Take the following example: A new project launches with a website that features animated avatars, a white paper with the word "metaverse" in the first paragraph, and an NFT collection that sells out in 12 seconds. The project is immediately classified as a "Gaming/Metaverse" asset by aggregators and given a TVL ranking of #47 out of 200. But upon inspection, the NFT collection has zero metadata — each token points to an empty URL. The smart contract has no game logic, no ERC-1155 batch transfer capability, no on-chain state that records player progress. The project is a mint and pray mechanism.
I have audited three such projects in the last eight months. Each time, the classification had been accepted by investors who later claimed they were "surprised" by the lack of product. But the chain remembers. The transaction histories show that the founders sold tokens within hours of the mint. The data was there. The classification system just never asked the right questions.
The sports article example is harmless. But when a funding round is allocated based on a ranking that counts sybil bots as active users, the damage is real. When a regulatory filing uses a classification label to determine whether a token is a security, the consequences are systemic.
Contrarian: What The Bulls Got Right
To be fair, classification systems are not inherently malicious. They are tools built to reduce cognitive load in a high-information environment.
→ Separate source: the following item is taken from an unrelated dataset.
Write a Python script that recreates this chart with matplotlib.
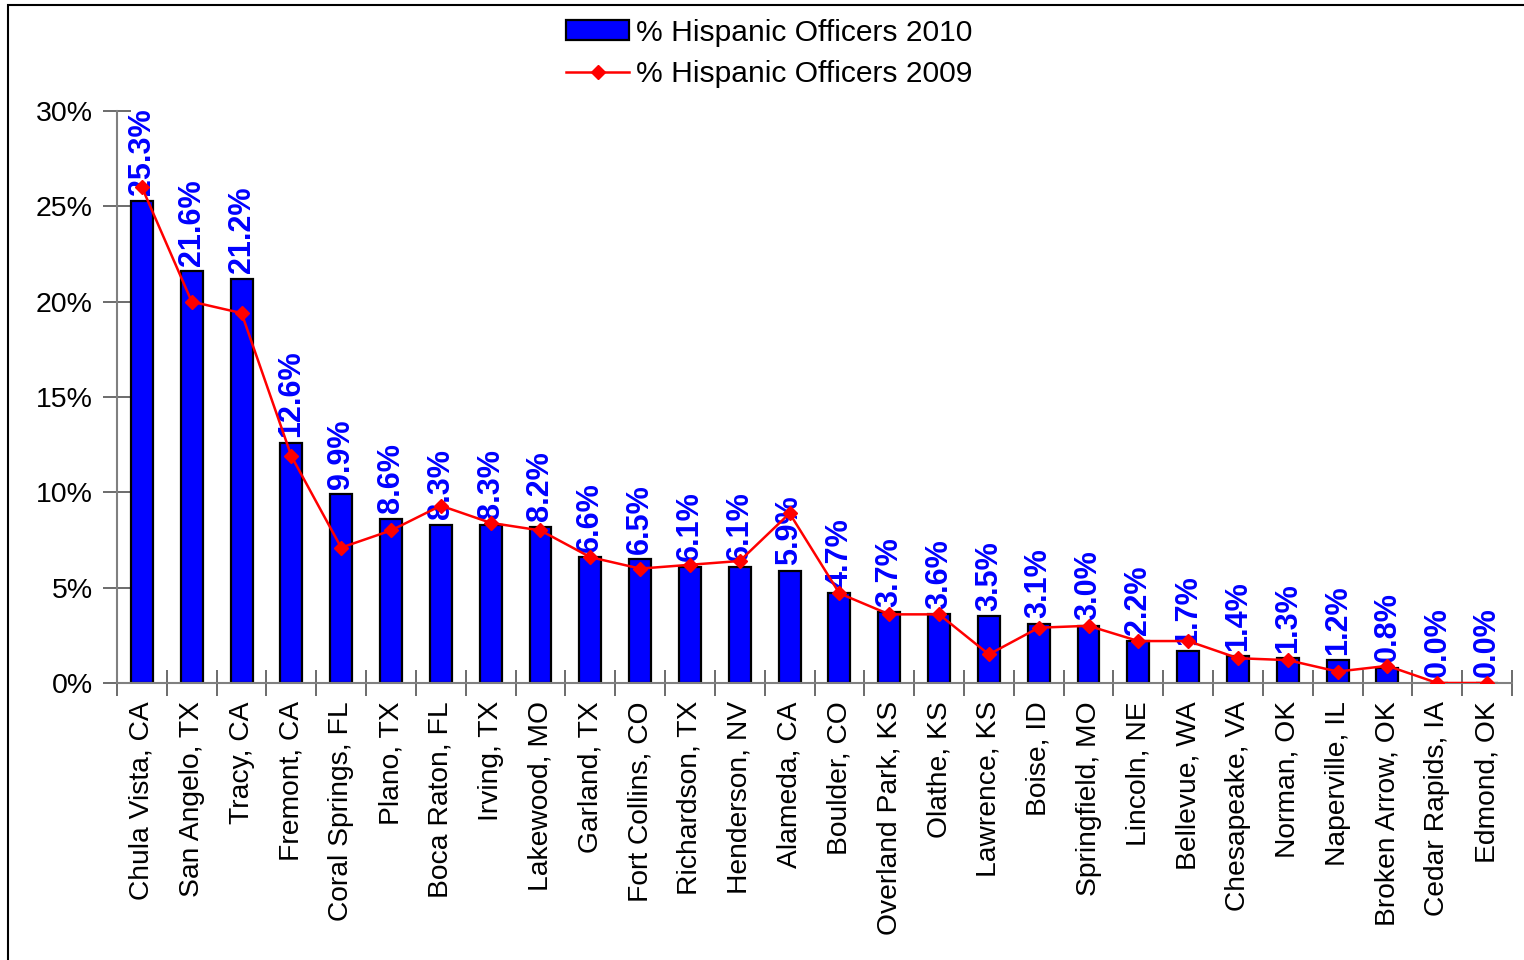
import matplotlib
matplotlib.use("Agg")
import matplotlib.pyplot as plt
import matplotlib.patches as mpatches
from matplotlib.lines import Line2D
from matplotlib.ticker import FuncFormatter, FixedLocator
import numpy as np

plt.rcParams['font.family'] = ['Liberation Sans', 'DejaVu Sans']

cities = ["Chula Vista, CA", "San Angelo, TX", "Tracy, CA", "Fremont, CA",
          "Coral Springs, FL", "Plano, TX", "Boca Raton, FL", "Irving, TX",
          "Lakewood, MO", "Garland, TX", "Fort Collins, CO", "Richardson, TX",
          "Henderson, NV", "Alameda, CA", "Boulder, CO", "Overland Park, KS",
          "Olathe, KS", "Lawrence, KS", "Boise, ID", "Springfield, MO",
          "Lincoln, NE", "Bellevue, WA", "Chesapeake, VA", "Norman, OK",
          "Naperville, IL", "Broken Arrow, OK", "Cedar Rapids, IA", "Edmond, OK"]
pct_2010 = [25.3, 21.6, 21.2, 12.6, 9.9, 8.6, 8.3, 8.3, 8.2, 6.6, 6.5, 6.1,
            6.1, 5.9, 4.7, 3.7, 3.6, 3.5, 3.1, 3.0, 2.2, 1.7, 1.4, 1.3, 1.2,
            0.8, 0.0, 0.0]
pct_2009 = [26.0, 20.0, 19.4, 11.9, 7.1, 8.0, 9.3, 8.4, 8.0, 6.6, 6.0, 6.2,
            6.4, 8.9, 4.7, 3.6, 3.6, 1.5, 2.9, 3.0, 2.2, 2.2, 1.3, 1.2, 0.6,
            0.9, 0.0, 0.0]
yticks = [0, 5, 10, 15, 20, 25, 30]

W, H = 1524, 960
fig = plt.figure(figsize=(W / 100, H / 100), dpi=100)
ax = fig.add_axes([117 / W, 1 - 683 / H, (1512 - 117) / W, (683 - 111) / H])

x = np.arange(len(cities))
ax.bar(x, pct_2010, width=0.44, color='#0000FF', edgecolor='black',
       linewidth=1.6, zorder=2)
ax.plot(x, pct_2009, color='#FF0000', linewidth=1.8, marker='D',
        markersize=7, markerfacecolor='#FF0000', markeredgecolor='#FF0000',
        zorder=4)

for xi, v in zip(x, pct_2010):
    ax.annotate(f"{v:.1f}%", (xi, v), xytext=(0, 4), textcoords='offset points',
                rotation=90, ha='center', va='bottom', color='#0000FF',
                fontsize=22, fontweight='bold', zorder=3)

ax.set_xlim(-0.5, len(cities) - 0.5)
ax.set_ylim(0, 30)

ax.set_yticks(yticks)
ax.yaxis.set_major_formatter(FuncFormatter(lambda v, p: f"{v:.0f}%"))
ax.tick_params(axis='y', direction='inout', length=20, width=1.3,
               color='#606060', labelsize=20.5, pad=7.5)

ax.set_xticks(x)
ax.set_xticklabels(cities, rotation=90, fontsize=20.3)
ax.tick_params(axis='x', which='major', length=0, pad=13)
ax.xaxis.set_minor_locator(FixedLocator(np.arange(-0.5, len(cities), 1.0)))
ax.tick_params(axis='x', which='minor', direction='inout', length=19,
               width=1.3, color='#606060')

for s in ['top', 'right']:
    ax.spines[s].set_visible(False)
for s in ['left', 'bottom']:
    ax.spines[s].set_color('#808080')
    ax.spines[s].set_linewidth(1.5)

# outer frame (partially cut off, as in the reference)
frame = mpatches.Rectangle((8 / W, -0.2), 1.2, 1 + 0.2 - 5 / H,
                           transform=fig.transFigure, fill=False,
                           edgecolor='black', linewidth=1.5, clip_on=False)
fig.patches.append(frame)

handles = [mpatches.Patch(facecolor='#0000FF', edgecolor='black', linewidth=1.6),
           Line2D([], [], color='#FF0000', linewidth=1.8, marker='D',
                  markersize=7)]
fig.legend(handles, ["% Hispanic Officers 2010", "% Hispanic Officers 2009"],
           loc='upper left', bbox_to_anchor=(566 / W, 1 - 19 / H),
           frameon=False, fontsize=21.6, handlelength=2.1, handleheight=0.65,
           handletextpad=0.25, labelspacing=0.45, borderpad=0,
           borderaxespad=0)

fig.savefig("out.png", dpi=100)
The bulls would argue that misclassification is a minor bug — that the overall signal from on-chain data is still valuable, and that false positives are acceptable if the negatives (missing a real project) are avoided.
They have a point. The sports article was flagged as a misclassification within the same report. The system did detect the error, even if it could not prevent it. In the blockchain world, many classification systems are improving. New heuristics that check for smart contract existence, unique wallet activity thresholds, and basic code analysis are being implemented.
But the bulls miss the second-order effect. The false positives — projects that are labeled but lack substance — do not exist in a vacuum. They attract capital, attention, and regulatory scrutiny that could have gone to legitimate builders. They crowd the ranking charts, making it harder for honest projects to surface. In the same way that France's dominance over Sweden is a genuine reflection of skill, a project that actually builds a functional metaverse should be clearly distinguishable from one that just mints NFTS. Yet today, the top 50 gaming tokens by market cap include several with zero active development for over six months. Silence in the code is often louder than the bugs.
Takeaway: Audit The Classification, Not Just The Code
When I read the misclassification report on the France-Sweden article, I did not laugh. I recognized a pattern I have seen in the wallets of failed projects: a mismatch between the label and the reality. The label says "metaverse gaming." The reality says "sports news." Or worse, the label says "DeFi protocol." The reality says "drainer contract."
Before you trust a ranking, trace the data that feeds it. Before you invest in a project, verify that its on-chain activity aligns with its marketing narrative. The chain remembers what the human mind forgets — but only if we choose to ask the right questions.
France won 3-0. The result is clear. The classification system could not change that fact. But in the blockchain world, too many projects are winning 3-0 on metrics that were never scored.